[BEGIN DATA LINES]
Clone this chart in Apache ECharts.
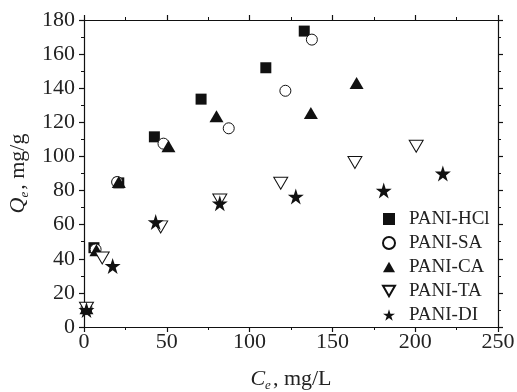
[END DATA LINES]
[BEGIN DATA LINES]
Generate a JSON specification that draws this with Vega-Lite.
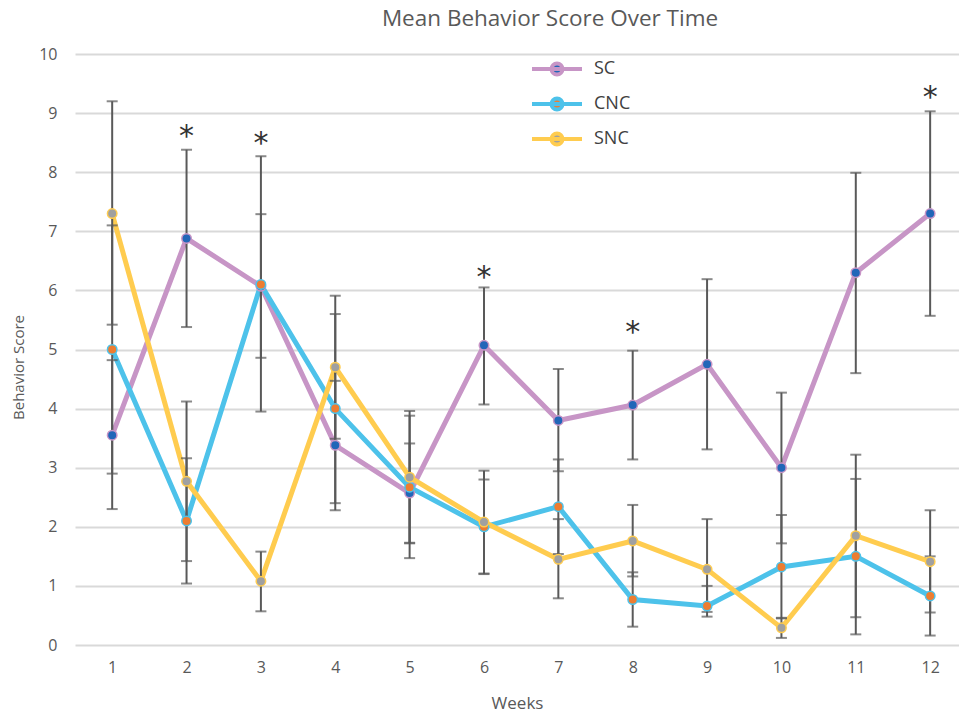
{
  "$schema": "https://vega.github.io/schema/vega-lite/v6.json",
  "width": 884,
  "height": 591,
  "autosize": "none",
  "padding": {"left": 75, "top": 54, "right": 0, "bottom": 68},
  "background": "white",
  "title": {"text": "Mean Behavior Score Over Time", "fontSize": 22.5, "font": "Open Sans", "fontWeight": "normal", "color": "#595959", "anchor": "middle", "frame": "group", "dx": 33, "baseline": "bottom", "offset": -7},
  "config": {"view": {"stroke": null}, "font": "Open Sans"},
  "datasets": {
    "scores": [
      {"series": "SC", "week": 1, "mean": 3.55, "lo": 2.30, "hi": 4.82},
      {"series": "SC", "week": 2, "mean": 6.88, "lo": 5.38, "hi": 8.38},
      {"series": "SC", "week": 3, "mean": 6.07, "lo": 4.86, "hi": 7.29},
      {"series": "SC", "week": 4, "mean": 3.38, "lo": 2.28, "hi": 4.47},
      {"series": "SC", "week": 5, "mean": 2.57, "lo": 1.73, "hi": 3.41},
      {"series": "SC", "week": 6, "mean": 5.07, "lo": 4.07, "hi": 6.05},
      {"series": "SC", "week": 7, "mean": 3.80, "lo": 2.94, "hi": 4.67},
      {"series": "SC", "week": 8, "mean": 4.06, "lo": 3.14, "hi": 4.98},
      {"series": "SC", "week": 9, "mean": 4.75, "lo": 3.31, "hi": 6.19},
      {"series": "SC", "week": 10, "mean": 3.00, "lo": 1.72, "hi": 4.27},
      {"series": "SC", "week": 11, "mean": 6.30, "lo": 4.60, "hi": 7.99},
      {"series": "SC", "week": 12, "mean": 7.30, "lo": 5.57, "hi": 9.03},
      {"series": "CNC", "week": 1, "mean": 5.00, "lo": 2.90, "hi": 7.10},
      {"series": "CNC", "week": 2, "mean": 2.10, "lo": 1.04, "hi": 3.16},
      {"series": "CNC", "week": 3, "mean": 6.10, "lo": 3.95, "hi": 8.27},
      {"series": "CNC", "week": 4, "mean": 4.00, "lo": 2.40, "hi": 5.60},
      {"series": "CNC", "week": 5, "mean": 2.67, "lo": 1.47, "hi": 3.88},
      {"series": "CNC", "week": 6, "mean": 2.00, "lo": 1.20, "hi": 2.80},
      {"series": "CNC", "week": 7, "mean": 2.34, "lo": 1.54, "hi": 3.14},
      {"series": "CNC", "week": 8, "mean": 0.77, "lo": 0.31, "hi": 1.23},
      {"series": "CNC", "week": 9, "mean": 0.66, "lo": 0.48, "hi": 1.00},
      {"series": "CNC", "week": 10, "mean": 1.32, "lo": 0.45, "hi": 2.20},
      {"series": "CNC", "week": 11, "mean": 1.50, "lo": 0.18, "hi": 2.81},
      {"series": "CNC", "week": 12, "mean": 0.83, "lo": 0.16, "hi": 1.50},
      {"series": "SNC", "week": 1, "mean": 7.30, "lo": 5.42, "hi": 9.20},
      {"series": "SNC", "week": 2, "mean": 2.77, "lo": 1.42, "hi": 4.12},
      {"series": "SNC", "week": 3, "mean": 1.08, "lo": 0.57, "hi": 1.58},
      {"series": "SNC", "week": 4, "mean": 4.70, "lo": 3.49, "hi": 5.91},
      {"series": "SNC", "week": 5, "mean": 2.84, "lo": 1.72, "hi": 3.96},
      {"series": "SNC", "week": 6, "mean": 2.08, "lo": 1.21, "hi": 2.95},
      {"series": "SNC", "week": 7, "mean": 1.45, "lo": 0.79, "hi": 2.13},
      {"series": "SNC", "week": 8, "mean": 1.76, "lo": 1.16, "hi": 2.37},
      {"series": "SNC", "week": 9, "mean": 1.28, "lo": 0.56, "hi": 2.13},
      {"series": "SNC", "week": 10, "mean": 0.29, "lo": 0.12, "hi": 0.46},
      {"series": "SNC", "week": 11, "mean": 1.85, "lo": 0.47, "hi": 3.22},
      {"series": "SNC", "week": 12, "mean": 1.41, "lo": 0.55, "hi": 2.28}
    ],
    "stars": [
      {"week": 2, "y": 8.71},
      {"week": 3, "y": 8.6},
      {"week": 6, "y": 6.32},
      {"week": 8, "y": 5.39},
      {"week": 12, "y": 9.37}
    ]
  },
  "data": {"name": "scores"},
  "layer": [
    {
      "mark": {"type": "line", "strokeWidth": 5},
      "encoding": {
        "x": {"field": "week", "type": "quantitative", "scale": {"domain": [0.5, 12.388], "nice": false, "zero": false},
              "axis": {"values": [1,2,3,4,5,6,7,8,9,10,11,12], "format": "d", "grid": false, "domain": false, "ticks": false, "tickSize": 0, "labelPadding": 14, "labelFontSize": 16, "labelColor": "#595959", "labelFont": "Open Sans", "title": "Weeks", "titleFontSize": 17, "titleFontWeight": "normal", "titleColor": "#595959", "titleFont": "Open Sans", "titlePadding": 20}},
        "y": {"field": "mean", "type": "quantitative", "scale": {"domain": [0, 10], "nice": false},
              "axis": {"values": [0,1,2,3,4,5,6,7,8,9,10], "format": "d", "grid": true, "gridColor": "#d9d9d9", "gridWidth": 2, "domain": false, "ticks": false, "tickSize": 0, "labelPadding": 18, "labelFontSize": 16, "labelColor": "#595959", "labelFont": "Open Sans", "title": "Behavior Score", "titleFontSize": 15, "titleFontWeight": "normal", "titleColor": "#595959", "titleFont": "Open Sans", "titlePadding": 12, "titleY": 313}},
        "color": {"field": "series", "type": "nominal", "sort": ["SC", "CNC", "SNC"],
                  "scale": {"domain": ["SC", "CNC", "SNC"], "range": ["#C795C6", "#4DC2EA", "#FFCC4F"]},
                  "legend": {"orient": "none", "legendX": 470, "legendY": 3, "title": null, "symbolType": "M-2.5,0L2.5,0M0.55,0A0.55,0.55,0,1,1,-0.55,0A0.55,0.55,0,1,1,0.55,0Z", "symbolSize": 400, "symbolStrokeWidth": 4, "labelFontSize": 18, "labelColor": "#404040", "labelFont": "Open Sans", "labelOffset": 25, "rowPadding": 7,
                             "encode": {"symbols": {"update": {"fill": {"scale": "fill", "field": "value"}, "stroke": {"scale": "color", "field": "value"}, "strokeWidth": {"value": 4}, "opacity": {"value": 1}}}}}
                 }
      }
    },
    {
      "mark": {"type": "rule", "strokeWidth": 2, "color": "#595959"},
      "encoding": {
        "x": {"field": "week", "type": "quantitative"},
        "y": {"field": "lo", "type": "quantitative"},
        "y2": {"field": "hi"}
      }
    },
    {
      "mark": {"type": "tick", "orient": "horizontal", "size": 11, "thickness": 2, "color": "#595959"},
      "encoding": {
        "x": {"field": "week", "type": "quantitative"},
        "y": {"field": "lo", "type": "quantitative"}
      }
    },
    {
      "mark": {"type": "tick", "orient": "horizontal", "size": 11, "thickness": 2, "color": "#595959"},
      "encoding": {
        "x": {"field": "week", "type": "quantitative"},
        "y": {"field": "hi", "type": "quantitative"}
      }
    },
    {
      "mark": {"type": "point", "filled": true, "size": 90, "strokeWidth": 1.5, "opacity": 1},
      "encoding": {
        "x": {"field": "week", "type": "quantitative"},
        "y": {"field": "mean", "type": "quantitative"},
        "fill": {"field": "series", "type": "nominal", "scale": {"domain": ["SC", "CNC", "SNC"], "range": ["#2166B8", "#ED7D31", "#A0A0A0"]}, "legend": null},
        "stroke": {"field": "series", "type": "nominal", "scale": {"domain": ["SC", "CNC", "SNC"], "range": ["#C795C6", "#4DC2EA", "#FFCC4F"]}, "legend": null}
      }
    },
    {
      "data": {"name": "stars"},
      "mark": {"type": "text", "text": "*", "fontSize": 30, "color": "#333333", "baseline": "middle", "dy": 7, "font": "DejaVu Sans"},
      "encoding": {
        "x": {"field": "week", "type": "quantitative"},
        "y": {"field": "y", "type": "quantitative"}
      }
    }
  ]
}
[END DATA LINES]
:: EXERCISE BRIEF ::
Keep only those lines of the records that hold "this", and return them.

:: THE RESULT ::
Clone this chart in Apache ECharts.
Generate a JSON specification that draws this with Vega-Lite.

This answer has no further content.